By LabMedica International staff writers
Posted on 28 Jul 2014
A novel test simplifies disease detection by enabling simultaneous detection of multiple proteins in blood plasma in only two hours.

The test can accurately and simultaneously measure multiple biomarker proteins that indicate the presence of diseases like graft-versus-host disease as happens in bone marrow transplant rejection and needs no washing steps, and uses only a minute volume of blood plasma.

Image: Multiphase polymer systems confine unique antibody-conjugated beads that bind with high sensitivity and specificity to plasma protein biomarkers, eliciting amplified luminescent signals. The signal intensity from the beads is proportional to the levels of disease biomarkers in the blood plasma (Photo courtesy of World Scientific).
Image: Multiphase polymer systems confine unique antibody-conjugated beads that bind with high sensitivity and specificity to plasma protein biomarkers, eliciting amplified luminescent signals. The signal intensity from the beads is proportional to the levels of disease biomarkers in the blood plasma (Photo courtesy of World Scientific).

Scientists at the University of Michigan (Ann Arbor, MI, USA) developed the protein test, which uses a micropatterning method. To perform the assay, a few microliters of blood plasma is mixed with poly(ethylene glycol) and added to a microwell in a custom 384-well microplate. Next, microdroplets of dextran, containing complimentary pairs of antibody-beads, are dispensed into microbasins within the sample well. During two-hour incubation, target plasma protein biomarkers diffuse from the poly(ethylene glycol) phase to the dextran droplets and become sandwiched by the antibody beads. The microplate is then read on a commercially available plate reader.

The cross-reaction-free, multiplex assay can simultaneously detect picomolar concentrations of four protein biomarkers: C-X-C motif ligand 10 (CXCL10), CXCL9, interleukin (IL)-8 and IL-6 in cell supernatants using a single assay well.
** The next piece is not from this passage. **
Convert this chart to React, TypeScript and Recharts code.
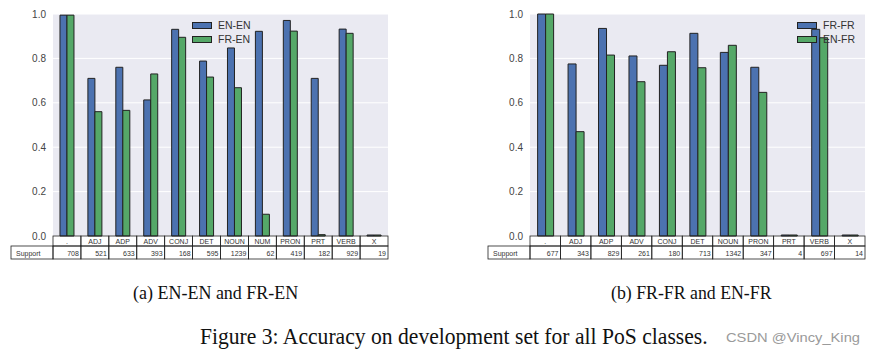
import { BarChart, Bar, XAxis, YAxis, CartesianGrid, Legend } from 'recharts';

// (a) EN-EN and FR-EN
const catsA = ['.', 'ADJ', 'ADP', 'ADV', 'CONJ', 'DET', 'NOUN', 'NUM', 'PRON', 'PRT', 'VERB', 'X'];
const enEn = [0.995, 0.71, 0.76, 0.613, 0.931, 0.788, 0.847, 0.922, 0.971, 0.71, 0.932, 0];
const frEn = [0.995, 0.56, 0.566, 0.73, 0.895, 0.716, 0.668, 0.098, 0.923, 0.006, 0.913, 0];
const supportA = [708, 521, 633, 393, 168, 595, 1239, 62, 419, 182, 929, 19];

// (b) FR-FR and EN-FR
const catsB = ['.', 'ADJ', 'ADP', 'ADV', 'CONJ', 'DET', 'NOUN', 'PRON', 'PRT', 'VERB', 'X'];
const frFr = [1.0, 0.775, 0.935, 0.811, 0.769, 0.913, 0.827, 0.76, 0, 0.931, 0];
const enFr = [1.0, 0.47, 0.815, 0.695, 0.83, 0.758, 0.859, 0.647, 0, 0.893, 0];
const supportB = [677, 343, 829, 261, 180, 713, 1342, 347, 4, 697, 14];

const yTicks = [0, 0.2, 0.4, 0.6, 0.8, 1.0];

const BLUE = '#4C72B0';
const GREEN = '#55A868';
const EDGE = '#222';
const PLOT_W = 335;

function renderLegend(props: any) {
  const items = props.payload || [];
  return (
    <div>
      {items.map((e: any) => (
        <div key={e.value} style={{ display: 'flex', alignItems: 'center', height: 14 }}>
          <span
            style={{
              width: 20,
              height: 7,
              background: e.color,
              border: `1px solid ${EDGE}`,
              boxSizing: 'border-box',
            }}
          />
          <span style={{ marginLeft: 6, fontSize: 10.5, color: '#333' }}>{e.value}</span>
        </div>
      ))}
    </div>
  );
}

// x-axis tick drawn as the two-row table under the bars
function TableTick(props: any) {
  const { x, y, payload, index, band, support } = props;
  const left = x - band / 2;
  const cellStyle = { fill: 'none', stroke: EDGE, strokeWidth: 0.8 };
  return (
    <g>
      <rect x={left} y={y} width={band} height={10} {...cellStyle} />
      <text x={x} y={y + 8} textAnchor="middle" fontSize={7} fill="#333">
        {payload.value}
      </text>
      <rect x={left} y={y + 10} width={band} height={13} {...cellStyle} />
      <text x={left + band - 2} y={y + 19.5} textAnchor="end" fontSize={7} fill="#333">
        {support[index]}
      </text>
      {index === 0 && (
        <g>
          <rect x={left - 42} y={y + 10} width={42} height={13} {...cellStyle} />
          <text x={left - 37} y={y + 19.5} fontSize={7} fill="#333">
            Support
          </text>
        </g>
      )}
    </g>
  );
}

interface PosChartProps {
  cats: string[];
  blue: number[];
  green: number[];
  support: number[];
  blueName: string;
  greenName: string;
  left: number;
  width: number;
  marginLeft: number;
  legendLeft: number;
}

function PosChart({ cats, blue, green, support, blueName, greenName, left, width, marginLeft, legendLeft }: PosChartProps) {
  const data = cats.map((c, i) => ({ cat: c, a: blue[i], b: green[i] }));
  const band = PLOT_W / cats.length;
  return (
    <div style={{ position: 'absolute', left, top: 0 }}>
      <BarChart
        width={width}
        height={262}
        data={data}
        margin={{ top: 14, right: width - marginLeft - 53 - PLOT_W - 2, bottom: 0, left: marginLeft }}
        barCategoryGap="25%"
        barGap={0}
      >
        <CartesianGrid vertical={false} stroke="#fff" strokeWidth={1} fill="#EAEAF2" fillOpacity={1} />
        <XAxis
          dataKey="cat"
          height={26}
          interval={0}
          axisLine={false}
          tickLine={false}
          tickSize={0}
          tickMargin={0}
          tick={(p: any) => <TableTick {...p} band={band} support={support} />}
        />
        <YAxis
          width={53}
          domain={[0, 1]}
          ticks={yTicks}
          axisLine={false}
          tickLine={false}
          tickSize={0}
          tickMargin={7}
          tick={{ fontSize: 10, fill: '#444' }}
          tickFormatter={(v: number) => v.toFixed(1)}
        />
        <YAxis
          yAxisId="r"
          orientation="right"
          width={2}
          domain={[0, 1]}
          ticks={yTicks}
          axisLine={false}
          tickSize={2}
          tick={false}
          tickLine={{ stroke: '#333' }}
        />
        <Legend
          layout="vertical"
          align="center"
          verticalAlign="middle"
          itemSorter="dataKey"
          content={renderLegend}
          wrapperStyle={{ top: 18, left: legendLeft, width: 'auto' }}
        />
        <Bar dataKey="a" name={blueName} fill={BLUE} stroke={EDGE} strokeWidth={1} minPointSize={1} isAnimationActive={false} />
        <Bar dataKey="b" name={greenName} fill={GREEN} stroke={EDGE} strokeWidth={1} minPointSize={1} isAnimationActive={false} />
      </BarChart>
    </div>
  );
}

export default function App() {
  const serif = '"Liberation Serif", serif';
  return (
    <div
      style={{
        position: 'absolute',
        left: 0,
        top: 0,
        width: 875,
        height: 353,
        background: '#fff',
        fontFamily: '"Liberation Sans", Arial, sans-serif',
      }}
    >
      <PosChart
        cats={catsA}
        blue={enEn}
        green={frEn}
        support={supportA}
        blueName="EN-EN"
        greenName="FR-EN"
        left={0}
        width={400}
        marginLeft={0}
        legendLeft={192}
      />
      <PosChart
        cats={catsB}
        blue={frFr}
        green={enFr}
        support={supportB}
        blueName="FR-FR"
        greenName="EN-FR"
        left={440}
        width={435}
        marginLeft={37}
        legendLeft={357}
      />
      <svg width={875} height={353} style={{ position: 'absolute', left: 0, top: 0, pointerEvents: 'none' }}>
        <text transform="translate(133,299) scale(0.95,1)" fontSize={19} fontFamily={serif} fill="#111" textLength={174} lengthAdjust="spacingAndGlyphs">
          (a) EN-EN and FR-EN
        </text>
        <text transform="translate(611,299) scale(0.95,1)" fontSize={19} fontFamily={serif} fill="#111" textLength={169} lengthAdjust="spacingAndGlyphs">
          (b) FR-FR and EN-FR
        </text>
        <text transform="translate(200,344) scale(0.94,1)" fontSize={23} fontFamily={serif} fill="#111" textLength={540} lengthAdjust="spacingAndGlyphs">
          Figure 3: Accuracy on development set for all PoS classes.
        </text>
        <text x={726} y={342} fontSize={13.5} fontFamily='"Liberation Sans", sans-serif' fill="#9a9a9a" textLength={134} lengthAdjust="spacingAndGlyphs">
          CSDN @Vincy_King
        </text>
      </svg>
    </div>
  );
}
The potential clinical utility of the assay was demonstrated by detecting diagnostic biomarkers (CXCL10 and CXCL9) in plasma from 88 patients at the onset of the clinical symptoms of chronic graft-versus-host disease (GVHD).

Shuichi Takayama, PhD, a professor and a senior author of the study, said, “Just as oil and water remain immiscible, we use two aqueous solutions that do not mix with each other. Interestingly, these solutions can be patterned into arrays, whereas standard no-wash protein test reagents normally just mix together in solution. This novel capability makes it possible, for the first time, to measure multiple diagnostic proteins at a time in a no-wash format test.”

Arlyne Simon, PhD, the lead author of the study, said, “We envision that our user-friendly and highly accurate platform will be widely used by academic and clinical scientists for diagnostics as well as other applications. To ease the adoption of our technology into research and clinical labs, we designed custom microplates that can be analyzed by commercially available plate readers.” The study was published on June 2, 2014, in the journal TECHNOLOGY.